I am not telling but I know at least two Pampanga mayors who have had some up close and personal relationships with Villar. I am not also saying that they are among those Bongbong implied.
Time will tell if the mayors’ green today will turn orange before election day.
Saturday last week, the ponkan story was raised by Ashley Manabat at the breakfast table of 3rd District Rep. Dong Gonzales, the Lakas-CMD-Kampi campaign chair for Central Luzon.
“It’s the apple, not the ponkan that is the favorite not only in Pampanga but in the whole of Region 3, specifically, the green apple that is ripe, ready and refreshingly succulent in its greenness. Unlike the ponkan, no matter how orange in color, the green apple has no taste of any sourness.” So went Cong Dong’s own take of the fruity story.

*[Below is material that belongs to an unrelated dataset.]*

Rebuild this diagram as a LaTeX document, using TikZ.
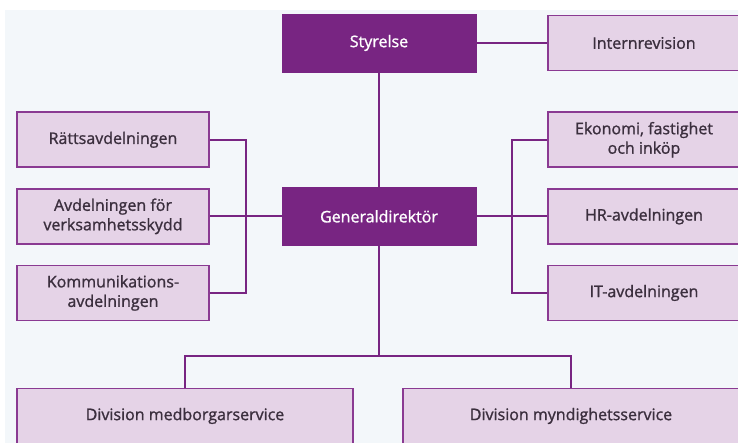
\documentclass[tikz,border=0pt]{standalone}
\usepackage{fontspec}
\setmainfont{Open Sans}[BoldFont={Open Sans}, BoldFeatures={FakeBold=1.2}]
\usetikzlibrary{positioning,calc}
\definecolor{orgdark}{HTML}{782582}
\definecolor{orgfill}{HTML}{E5D3E7}
\definecolor{orgline}{HTML}{8A3A92}
\definecolor{orgtext}{HTML}{3B2F3E}
\definecolor{orgbg}{HTML}{F3F7FA}

\begin{document}
\begin{tikzpicture}[x=1pt, y=1pt, node distance=20pt and 71pt,
  topbox/.style={fill=orgdark, draw=orgdark, text=white, minimum width=194pt,
    minimum height=58pt, font=\fontsize{16}{19.5}\selectfont\bfseries},
  unitbox/.style={fill=orgfill, draw=orgline, line width=1.6pt, text=orgtext,
    align=center, minimum width=192pt, minimum height=55pt,
    font=\fontsize{16}{19.5}\selectfont\bfseries},
  divbox/.style={unitbox, minimum width=336pt},
  link/.style={draw=orgdark, line width=2pt}]
  \clip (0,0) rectangle (738,443);
  \fill[orgbg] (5,0) rectangle (738,433);
  % ledning
  \node[topbox] (sty) at (379,400) {Styrelse};
  \node[topbox, below=115pt of sty] (gd) {Generaldirektör};
  \node[unitbox, right=71pt of sty] (irev) {Internrevision};
  % stab till höger
  \node[unitbox, right=71pt of gd] (hr) {HR-avdelningen};
  \node[unitbox, above=of hr] (ekon) {Ekonomi, fastighet\\och inköp};
  \node[unitbox, below=of hr] (it) {IT-avdelningen};
  % stab till vänster
  \node[unitbox, left=72pt of gd] (vsk) {Avdelningen för\\verksamhetsskydd};
  \node[unitbox, above=of vsk] (ratt) {Rättsavdelningen};
  \node[unitbox, below=of vsk] (komm) {Kommunikations-\\avdelningen};
  % divisioner
  \node[divbox] (dmed) at (185,27) {Division medborgarservice};
  \node[divbox] (dmyn) at (571,27) {Division myndighetsservice};
  \coordinate[below=110pt of gd] (split);
  \coordinate (lbus) at ($(vsk.east)!0.5!(gd.west)$);
  \coordinate (rbus) at ($(gd.east)!0.5!(hr.west)$);
  \draw[link] (sty) -- (irev);
  \draw[link] (sty) -- (gd);
  \draw[link] (gd.south) -- (split);
  \draw[link] (split) -| (dmed.north);
  \draw[link] (split) -| (dmyn.north);
  \draw[link] (ratt.east) -| (lbus) |- (komm.east);
  \draw[link] (vsk.east) -- (gd.west);
  \draw[link] (ekon.west) -| (rbus) |- (it.west);
  \draw[link] (gd.east) -- (hr.west);
\end{tikzpicture}
\end{document}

Ironic though that the fruits served by Cong Dong’s kitchen cabinet were yellow bananas and la mallorca – that is yellow not red – watermelons.
Still, neither colors nor fruits mattered to the omnivore Macky Pangan of Central Luzon Daily who kept on munching whatever was served, gastronomically or intellectually.
It was the PR maven Jun Sula of Sun-Star Pampanga that gave us some indigestion, in them political sense.
“Forget ponkan and apples. It is the lowly ratiles that best embodies political shading. The fruit starts green, turns yellow, then orange, and finally red in its full ripeness,” the man called Zoolander declared.
Red? I never suspected Jun S. as blood donor to the Red Cross, not even as a Subic volunteer.